We normally started slow, circling, measuring each other, before Pilate would invariably plunge straight ahead. Tonight he didn’t wait. He attacked me with a viciousness I had never before seen. I backpedaled and jabbed, but he just kept coming, grunting as he landed blows, sweat spraying from his body. His right fist caught the bridge of my nose, and blood spurted. A left felt like it cracked my ribs. I held up my hands and gave him a quizzical look, but the bull just attacked again.
I blocked a few of his punches, and he stopped to catch his breath. Blood was dripping down my face.
“I’m twenty years older, Theophilus,” Pilate said, huffing. “I thought you knew how to fight.”
When we reengaged, I no longer treated him as the prefect. I caught him with a fist just above his left eye and opened a gash. People gathered around, halting their own exercises to watch. For the next twenty minutes, we put on a show nearly worthy of the arena, attacking each other with anger, grimaces, and cursing until we were both covered in blood and sweat.
Finally, with Pilate too tired to raise his hands for another blow, he took a couple steps back. Blood dripped down his face and dropped from his chin to the marble. He bent over, his chest heaving. I was holding my nose, trying to stanch the bleeding.
Those who had gathered around started clapping, politely at first and then louder. I unwrapped my hands and began to clap myself.
Pilate caught his breath, stood, and unwrapped his gloves. He nodded brusquely at those clapping and brushed past me. “Come on,” he said. “You bleed like a pig.”
After the slaves dabbed the wounds and stopped the bleeding, we took our turn in the cold bath, the warm chamber, and ultimately the hot marble tub. Afterward, the servants rubbed our bodies, closing the pores of our skin against the cold before they scraped us with a bronze blade.
“Feel better?” I asked.
Pilate thought about the question for a long moment. “Every time I look at those damnable shields in the temple, every time I offer incense or sacrifices to Tiberius, I will hear his words of condemnation.”
I didn’t press the point or dare re
mind him that I had recommended against the shields. If he hadn’t learned this time, I reasoned, he would never learn.
CHAPTER 18
Aesculapius was the god of medicine and healing. He was conceived when Apollo impregnated Coronis. While she was pregnant, Coronis fell in love with another man and for her unfaithfulness was sentenced to burning. Just before Coronis died, Apollo rescued his son, cutting him from his mother’s womb. Apollo named him Aesculapius, which literally meant “to cut open.”
To compensate for the loss of a mother, Apollo gave his son the ability to heal people, and Aesculapius grew into a renowned physician. In fact, his healing powers became so great, he started raising people from the dead. The healings stopped when Jupiter, jealous about someone else having the privilege of immortality, killed Aesculapius with a thunderbolt.

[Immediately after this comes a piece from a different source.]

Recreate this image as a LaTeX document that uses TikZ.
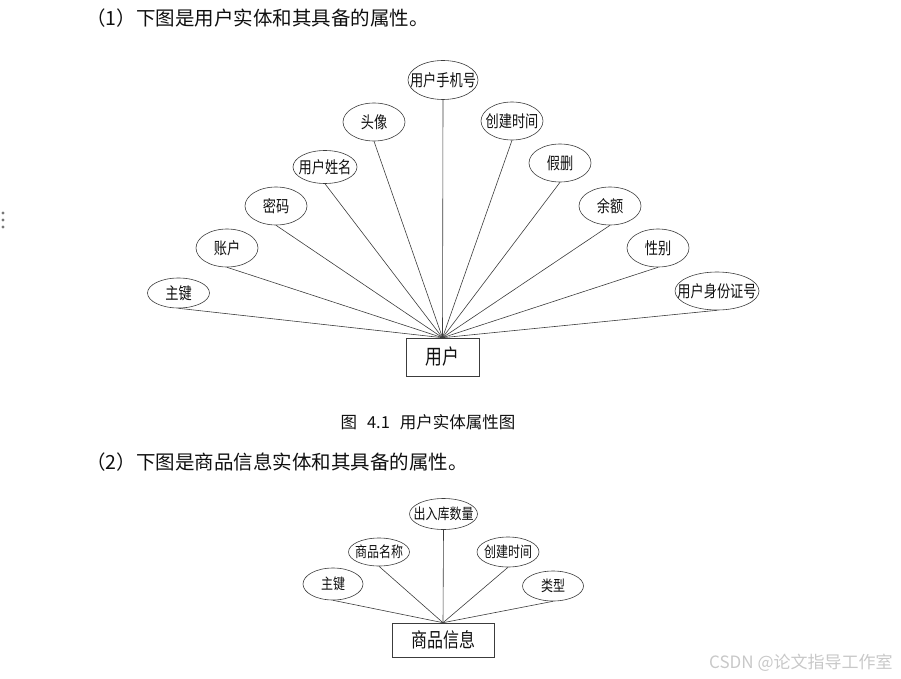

Even in death, the god’s power was not extinguished. Aesculapius had healed hundreds, perhaps thousands, by his touch. He had brought men and women back from the dead. He became a favorite god among the Greeks and Romans. Rulers constructed temples in his name, and the masses called on him for healing.
So it was that Procula, the beloved wife of Pilate and the mother of his three children, turned to Aesculapius in desperate need of healing. She told me about the experience during a long walk by the Mediterranean Sea a few weeks after she had recovered from her near-fatal illness. I knew she had spent the night in the temple. I knew she had miraculously recovered. But she had not told anyone but Pilate about the vision until that day, when she shared her story with me.